According to OPEC+ leader Saudi Arabia, the oil production cut by 2 million barrels per day reacts to the rising interest rates worldwide and weakening global economy. The reduction in production corresponds to 2% of global demand.
Saudi Arabia dismissed criticism that it has colluded with OPEC+ member Russia to hike prices, saying the West is often driven by “wealth arrogance” while criticizing the group.
OPEC+’s decision was made when the global economy grapples with the ongoing negative impact of the invasion in Ukraine.
The U.S. administration will continue to review whether to release more strategic oil reserves at lower prices.
Saudi Energy Minister Abdulaziz bin Salman said OPEC+ must act proactively as central banks around the world “belatedly” attempt to fight rising inflation with higher interest rates.
According to US Treasury Secretary Janet Yellen, this will “unhelpful and unwise” for the global economy, particularly in emerging markets.
Days after the OPEC+ meeting, senior Iraqi politician Mohammed al-Sudani said the country needs money to stimulate the economy. Therefore, they will ask OPEC+ to review the country’s share.
He said the country needs to sell more oil to finance the economic recovery after a crippling war with Islamic State and other militants. Furthermore, the country needs to sustain the country’s large population. Based on the OPEC’s press release, Iraq needs to reduce its oil production by 220,000 barrels per day by the end of next year.
In September, OPEC+ increased oil production by 100,000 barrels per day which was equivalent to 0.1% of global demand.
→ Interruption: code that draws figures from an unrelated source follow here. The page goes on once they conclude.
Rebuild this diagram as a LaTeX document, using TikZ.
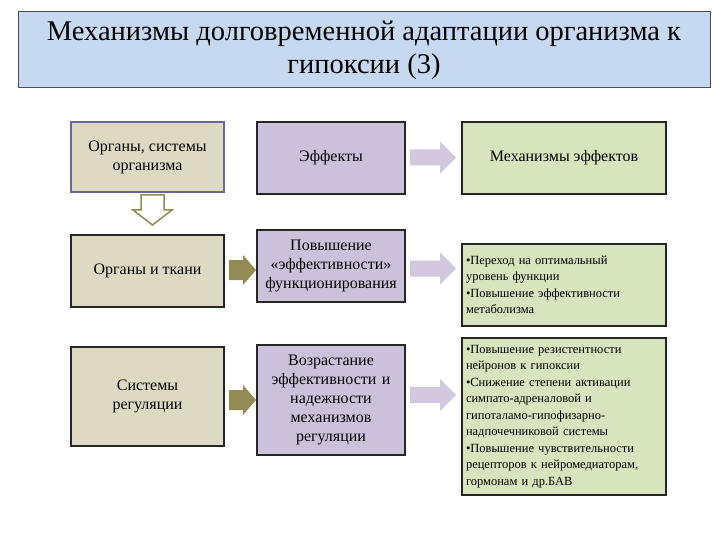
\documentclass[tikz,border=0pt]{standalone}
\usepackage{fontspec}
\setmainfont{Liberation Serif}
\definecolor{tan}{HTML}{DDD9C3}
\definecolor{lav}{HTML}{CCC1DA}
\definecolor{grn}{HTML}{D7E4BD}
\definecolor{ttl}{HTML}{C6D9F1}
\definecolor{arr}{HTML}{948A54}
\tikzset{
 bx/.style={draw=black!85,line width=1.8pt,align=center,inner sep=2pt,font=\fontsize{16}{19}\selectfont},
 lbx/.style={bx,fill=tan,minimum width=153pt},
 mbx/.style={bx,fill=lav,minimum width=148pt,text width=140pt},
 rbx/.style={bx,fill=grn,minimum width=204pt,text width=196pt,align=left,font=\fontsize{12.5}{16.5}\selectfont},
 larrow/.pic={\fill[lav!90!white] (0,-8) -- (30,-8) -- (30,-16) -- (46,0) -- (30,16) -- (30,8) -- (0,8) -- cycle;},
 tarrow/.pic={\fill[arr] (0,-10) -- (14,-10) -- (14,-15) -- (27,0) -- (14,15) -- (14,10) -- (0,10) -- cycle;},
}
\begin{document}
\begin{tikzpicture}[x=1pt,y=-1pt]
\useasboundingbox (0,0) rectangle (720,540);
\node[draw=black!70,line width=1pt,fill=ttl,minimum width=692pt,minimum height=76pt,align=center,font=\fontsize{28.5}{33}\selectfont] (t) at (364,50) {Механизмы долговременной адаптации организма к\\гипоксии (3)};
\node[lbx,draw=black!60!blue!60,minimum height=70pt] (l1) at (147.5,157) {Органы, системы\\организма};
\node[lbx,minimum height=72pt] (l2) at (147.5,271) {Органы и ткани};
\node[lbx,minimum height=99pt] (l3) at (147.5,396.5) {Системы\\регуляции};
\node[mbx,minimum height=72pt] (m1) at (331,158) {Эффекты};
\node[mbx,minimum height=72pt] (m2) at (331,266) {Повышение\\«эффективности»\\функционирования};
\node[mbx,minimum height=110pt] (m3) at (331,400) {Возрастание\\эффективности и\\надежности\\механизмов\\регуляции};
\node[bx,fill=grn,minimum width=204pt,minimum height=72pt] (r1) at (564,158) {Механизмы эффектов};
\node[rbx,minimum height=82pt] (r2) at (564,285) {•Переход на оптимальный\\уровень функции\\•Повышение эффективности\\метаболизма};
\node[rbx,minimum height=157pt] (r3) at (564,416.5) {•Повышение резистентности\\нейронов к гипоксии\\•Снижение степени активации\\симпато-адреналовой и\\гипоталамо-гипофизарно-\\надпочечниковой системы\\•Повышение чувствительности\\рецепторов к нейромедиаторам,\\гормонам и др.БАВ};
\draw[arr,line width=1.5pt,fill=white] (141,195) -- (164,195) -- (164,210) -- (172,210) -- (152.5,225) -- (133,210) -- (141,210) -- cycle;
\pic at (229,270) {tarrow};
\pic at (229,400) {tarrow};
\pic at (410,157.5) {larrow};
\pic at (410,268.5) {larrow};
\pic at (410,395) {larrow};
\end{tikzpicture}
\end{document}
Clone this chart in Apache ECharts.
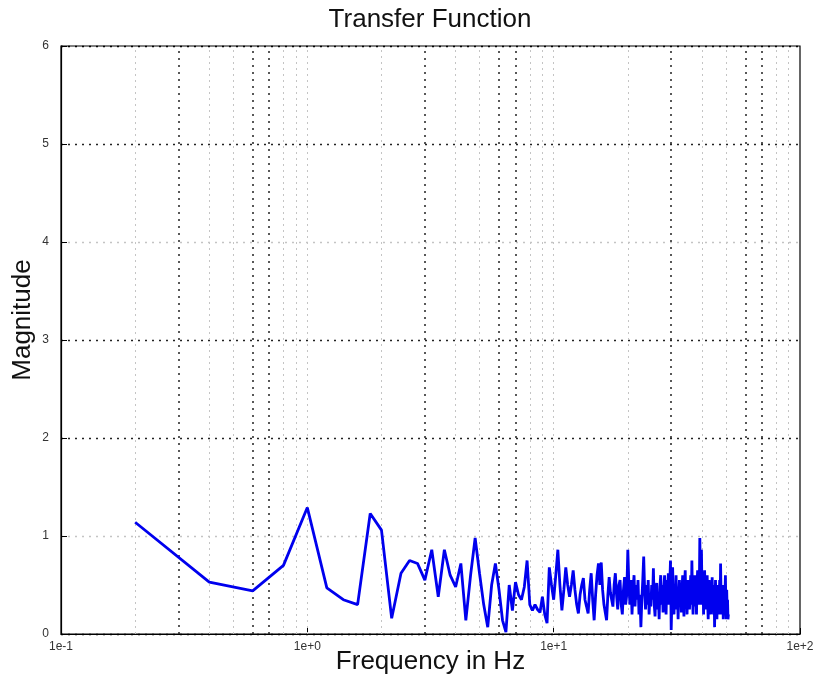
<!DOCTYPE html>
<html><head><meta charset="utf-8">
<script src="https://cdn.jsdelivr.net/npm/echarts@6/dist/echarts.min.js"></script>
<style>html,body{margin:0;padding:0;background:#fff}#c{width:822px;height:698px}</style>
</head><body><div id="c"></div>
<script>
const freq = [
  0.2,0.4,0.6,0.8,1.0,1.2,1.4,1.6,1.8,2.0,
  2.2,2.4,2.6,2.8,3.0,3.2,3.4,3.6,3.8,4.0,
  4.2,4.4,4.6,4.8,5.0,5.2,5.4,5.6,5.8,6.0,
  6.2,6.4,6.6,6.8,7.0,7.2,7.4,7.6,7.8,8.0,
  8.2,8.4,8.6,8.8,9.0,9.2,9.4,9.6,9.8,10.0,
  10.2,10.4,10.6,10.8,11.0,11.2,11.4,11.6,11.8,12.0,
  12.2,12.4,12.6,12.8,13.0,13.2,13.4,13.6,13.8,14.0,
  14.2,14.4,14.6,14.8,15.0,15.2,15.4,15.6,15.8,16.0,
  16.2,16.4,16.6,16.8,17.0,17.2,17.4,17.6,17.8,18.0,
  18.2,18.4,18.6,18.8,19.0,19.2,19.4,19.6,19.8,20.0,
  20.2,20.4,20.6,20.8,21.0,21.2,21.4,21.6,21.8,22.0,
  22.2,22.4,22.6,22.8,23.0,23.2,23.4,23.6,23.8,24.0,
  24.2,24.4,24.6,24.8,25.0,25.2,25.4,25.6,25.8,26.0,
  26.2,26.4,26.6,26.8,27.0,27.2,27.4,27.6,27.8,28.0,
  28.2,28.4,28.6,28.8,29.0,29.2,29.4,29.6,29.8,30.0,
  30.2,30.4,30.6,30.8,31.0,31.2,31.4,31.6,31.8,32.0,
  32.2,32.4,32.6,32.8,33.0,33.2,33.4,33.6,33.8,34.0,
  34.2,34.4,34.6,34.8,35.0,35.2,35.4,35.6,35.8,36.0,
  36.2,36.4,36.6,36.8,37.0,37.2,37.4,37.6,37.8,38.0,
  38.2,38.4,38.6,38.8,39.0,39.2,39.4,39.6,39.8,40.0,
  40.2,40.4,40.6,40.8,41.0,41.2,41.4,41.6,41.8,42.0,
  42.2,42.4,42.6,42.8,43.0,43.2,43.4,43.6,43.8,44.0,
  44.2,44.4,44.6,44.8,45.0,45.2,45.4,45.6,45.8,46.0,
  46.2,46.4,46.6,46.8,47.0,47.2,47.4,47.6,47.8,48.0,
  48.2,48.4,48.6,48.8,49.0,49.2,49.4,49.6,49.8,50.0,
  50.2,50.4,50.6,50.8,51.0,51.2
];
const magnitude = [
  1.14,0.53,0.44,0.70,1.29,0.47,0.35,0.30,1.23,1.06,
  0.16,0.62,0.75,0.72,0.55,0.86,0.38,0.86,0.60,0.48,
  0.72,0.14,0.60,0.98,0.62,0.30,0.07,0.50,0.72,0.45,
  0.14,0.02,0.50,0.24,0.53,0.40,0.35,0.48,0.75,0.30,
  0.24,0.30,0.25,0.22,0.38,0.20,0.11,0.68,0.50,0.35,
  0.60,0.86,0.50,0.24,0.45,0.68,0.50,0.38,0.50,0.65,
  0.45,0.30,0.21,0.40,0.50,0.57,0.35,0.28,0.21,0.45,
  0.62,0.35,0.14,0.40,0.60,0.72,0.50,0.73,0.45,0.30,
  0.22,0.14,0.40,0.58,0.42,0.35,0.28,0.50,0.62,0.40,
  0.25,0.50,0.55,0.30,0.20,0.45,0.58,0.30,0.40,0.86,
  0.50,0.30,0.55,0.20,0.45,0.60,0.28,0.50,0.35,0.55,
  0.20,0.40,0.07,0.35,0.55,0.79,0.45,0.25,0.50,0.30,
  0.55,0.20,0.40,0.28,0.50,0.35,0.67,0.30,0.18,0.45,
  0.52,0.25,0.40,0.15,0.48,0.60,0.30,0.50,0.22,0.45,
  0.60,0.35,0.20,0.55,0.40,0.62,0.30,0.50,0.75,0.04,
  0.35,0.68,0.40,0.20,0.50,0.30,0.60,0.25,0.45,0.15,
  0.40,0.55,0.30,0.50,0.22,0.45,0.60,0.35,0.18,0.50,
  0.65,0.30,0.45,0.20,0.55,0.35,0.50,0.25,0.45,0.60,
  0.30,0.75,0.40,0.20,0.50,0.35,0.60,0.28,0.45,0.20,
  0.50,0.65,0.30,0.55,0.40,0.98,0.60,0.30,0.86,0.45,
  0.30,0.55,0.20,0.45,0.65,0.35,0.50,0.25,0.40,0.60,
  0.30,0.15,0.45,0.55,0.25,0.40,0.20,0.50,0.35,0.58,
  0.30,0.45,0.20,0.50,0.07,0.35,0.55,0.25,0.40,0.15,
  0.45,0.30,0.50,0.20,0.40,0.55,0.30,0.72,0.40,0.20,
  0.50,0.30,0.45,0.15,0.35,0.50,0.25,0.40,0.60,0.30,
  0.15,0.45,0.25,0.35,0.15,0.20
];
const xTickLabels = ['1e-1','1e+0','1e+1','1e+2'];
const yTickLabels = ['0','1','2','3','4','5','6'];
const gridDark = [0.3,0.6,0.7,3,6,7,30,60,70];
const gridFaint = [0.2,0.4,0.5,0.8,0.9,1,2,4,5,8,9,10,20,40,50,80,90];

const chart = echarts.init(document.getElementById('c'), null, {renderer:'canvas'});
const FONT = 'Liberation Sans';
const lines = [];
gridFaint.forEach(v => lines.push({xAxis:v, lineStyle:{color:'#c4c4c4', type:[2,4], width:1}}));
gridDark.forEach(v => lines.push({xAxis:v, lineStyle:{color:'#222222', type:[2,5], width:1.5}}));

chart.setOption({
  animation:false,
  backgroundColor:'#fff',
  title:{text:'Transfer Function', left:425, textAlign:'center', top:2,
    textStyle:{fontFamily:FONT, fontSize:26, fontWeight:'normal', color:'#111'}},
  grid:{left:61, right:22, top:46, bottom:64, show:true, borderColor:'#000', borderWidth:1.2,
    containLabel:false, outerBoundsMode:'none'},
  xAxis:{type:'log', logBase:10, min:0.1, max:100,
    name:'Frequency in Hz', nameLocation:'middle', nameGap:15, nameMoveOverlap:false,
    nameTextStyle:{fontFamily:FONT, fontSize:26, color:'#111', verticalAlign:'top'},
    axisLine:{lineStyle:{color:'#000', width:1.2}},
    axisTick:{inside:true, length:6, lineStyle:{color:'#000'}},
    axisLabel:{fontFamily:FONT, fontSize:12, color:'#333', margin:7,
      formatter:v => xTickLabels[Math.round(Math.log10(v)) + 1]},
    splitLine:{show:false}, minorTick:{show:false}},
  yAxis:{type:'value', min:0, max:6, interval:1,
    name:'Magnitude', nameLocation:'middle', nameGap:25, nameMoveOverlap:false,
    nameTextStyle:{fontFamily:FONT, fontSize:26, color:'#111', padding:[0,0,0,40]},
    axisLine:{show:true, lineStyle:{color:'#000', width:1.2}},
    axisTick:{show:true, inside:true, length:6, lineStyle:{color:'#000'}},
    axisLabel:{fontFamily:FONT, fontSize:12, color:'#333', margin:12,
      formatter:v => yTickLabels[Math.round(v)]},
    splitLine:{show:true, lineStyle:{type:[2,5], width:1.3,
      color:['#000','#c4c4c4','#222','#222','#c4c4c4','#222','#000']}}},
  series:[
    {type:'line', data:[], z:1, silent:true,
      markLine:{silent:true, symbol:['none','none'], label:{show:false}, animation:false, data:lines}},
    {type:'line', z:5, showSymbol:false, symbol:'none',
      data:freq.map((f,i)=>[f, magnitude[i]]),
      lineStyle:{color:'#0000ee', width:2.8}}
  ]
});
</script></body></html>
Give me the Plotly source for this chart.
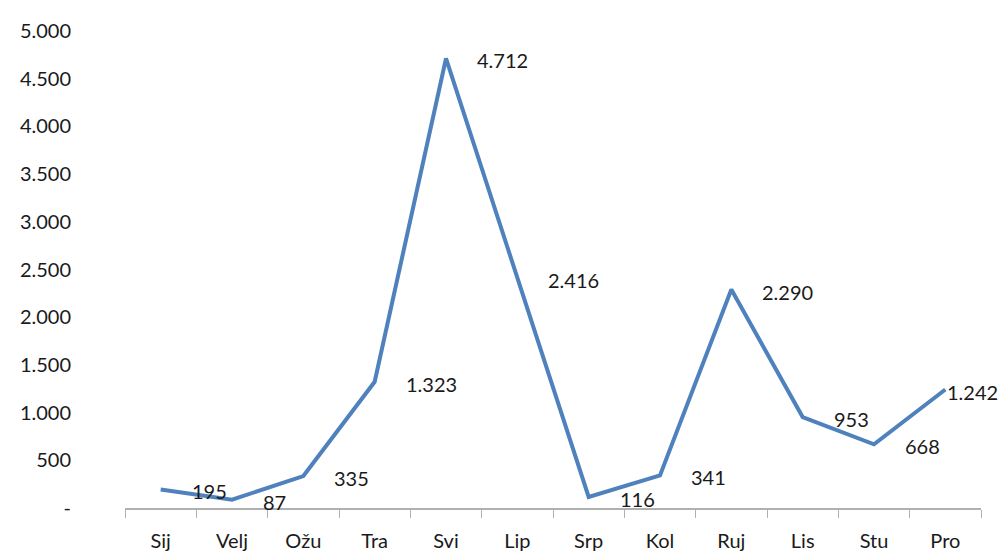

The next OPEC+ meeting will occur on December 4th. As of now, OPEC+ will meet every six months instead of monthly.
Key takeaways:
- OPEC+ announced oil production cut by 2 million barrels per day
- The reduction corresponds to 2% of global demand
- The rising interest rates and weakening global economy are among the reasons
- The U.S. administration criticized the decision, calling it “shortsighted.”